Table 3 Privacy level for two populations.
$$\vartheta =\frac{MSE\left({t}_{i}\right)}{{\Delta }_{j}}\times 100,$$

where i = 0, ratio, 1D, NP1, NP2, 1; j = D and PN, \(MSE({t}_{i})\) is the theoretical MSE of the various estimators and \({\Delta }_{j}\) is the privacy level for Diana and Perri’s6 model and the proposed model as discussed in “Privacy levels” section.

Tables 4, 5 and 6 give the MSE and percent relative efficiency (PRE) results for the proposed estimator and existing estimators discussed in this article. The following expression is implied to get the PRE,

$$PRE=\frac{MSE({t}_{0})}{MSE({t}_{i})}\times 100,$$

where i = ratio, gratio, and gep.

Table 4 The MSEs and PREs of the estimators for Population I with \({\sigma }_{T}^{2}=0.5\) using Z = YT + S.
Table 5 The MSEs and PREs of the estimators for Population II with \({\sigma }_{T}^{2}=0.5\) using Z = YT + S.
Table 6 The MSEs of the estimators for population I and II with \(\sigma_{T}^{2}\) using the proposed model.

The results are presented in Tables 4, 5 and 6. The Tables 4 and 5 provides the numerical results of estimators dicussed in “Sampling strategy for scrambled response model” and “The proposed estimator and its class of estimators” sections whereas the Table 6 presented the results of estimators discussed in “The proposed RRT model and estimator-II” section based on proposed model. The values from Tables 4, 5 and 6 confirm that the existing estimators presented by Gupta et al.28 are less efficient as compared to the generalized estimator. Also while comparing the proposed model and existing model estimator results in these tables on mayobseve that the proposed model provides more efficient MSE values as compared to the model presented by Diana and Perri6. As we can see as the variance of S increases the MSE decreases.

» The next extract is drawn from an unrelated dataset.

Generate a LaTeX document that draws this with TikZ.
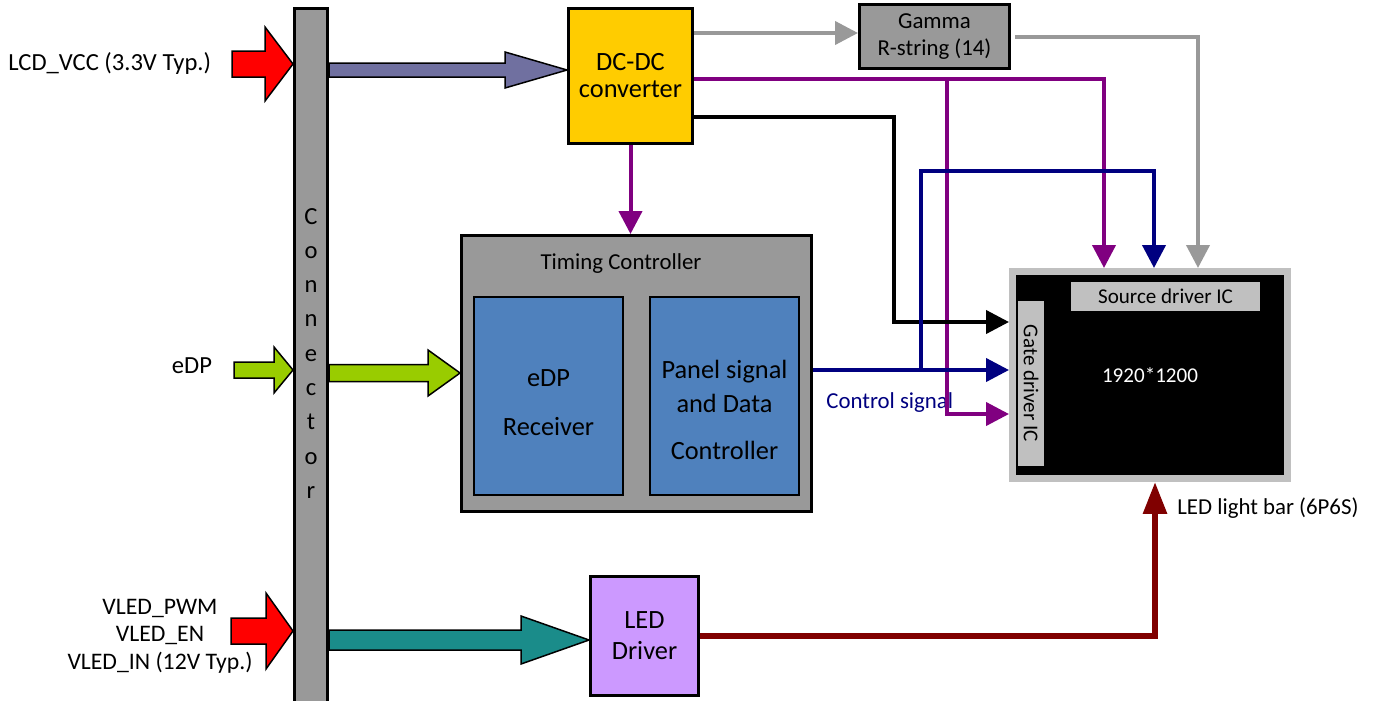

A smaller value of \(\vartheta\) is to be preferred. Tables 3, 4 and 5 presents the unified measure along with the PRE of the estimators. It is observed that the proposed generalized estimator using two auxiliary variables efficiently performs either using Diana and Perri’s model or the proposed RRT model. One can notice that the values of \(\vartheta\) are smaller for the proposed generalized model.

Conclusion

This study addressed the estimation of population variance for sensitive study variables using a non-sensitive auxiliary variable. A generalized exponential-type estimator, based on Diana and Perri’s6 randomized response model, was introduced and evaluated against estimators proposed by Gupta et al.28, as detailed in Tables 4, 5 and 6. The comparative analysis indicated that the proposed estimator consistently demonstrated superior efficiency in variance estimation. Additionally, we introduced a novel generalized scrambled response model and applied it to conventional variance and ratio estimators, along with the proposed estimator. In “An application of the proposed model” section, a real survey-based study was presented, applying the proposed RRT model. The results, obtained under both our novel model and the model presented by Diana and Perri6, revealed that the proposed estimator consistently outperformed conventional mean and ratio estimators in minimizing MSE. Notably, as the sample size increased, the efficiency of the estimator further improved. Moreover, a simulation study was conducted, and the findings are summarized in Tables 3, 4, 5 and 6, comparing expected variances, MSE, and the precision (PRE). The results indicated that the generalized proposed estimator under the proposed randomized response model consistently provided the minimum MSE for both populations, outperforming the estimator’s MSE results using Diana and Perri’s6 model. This research study contributes valuable insights into variance estimation for sensitive variables. The proposed generalized estimator, underpinned by the innovative scrambled response model, demonstrated robustness, scalability, and superior performance in both real and simulated scenarios. These findings underscore the potential of this approach in advancing the precision and reliability of population variance estimation in sensitive contexts.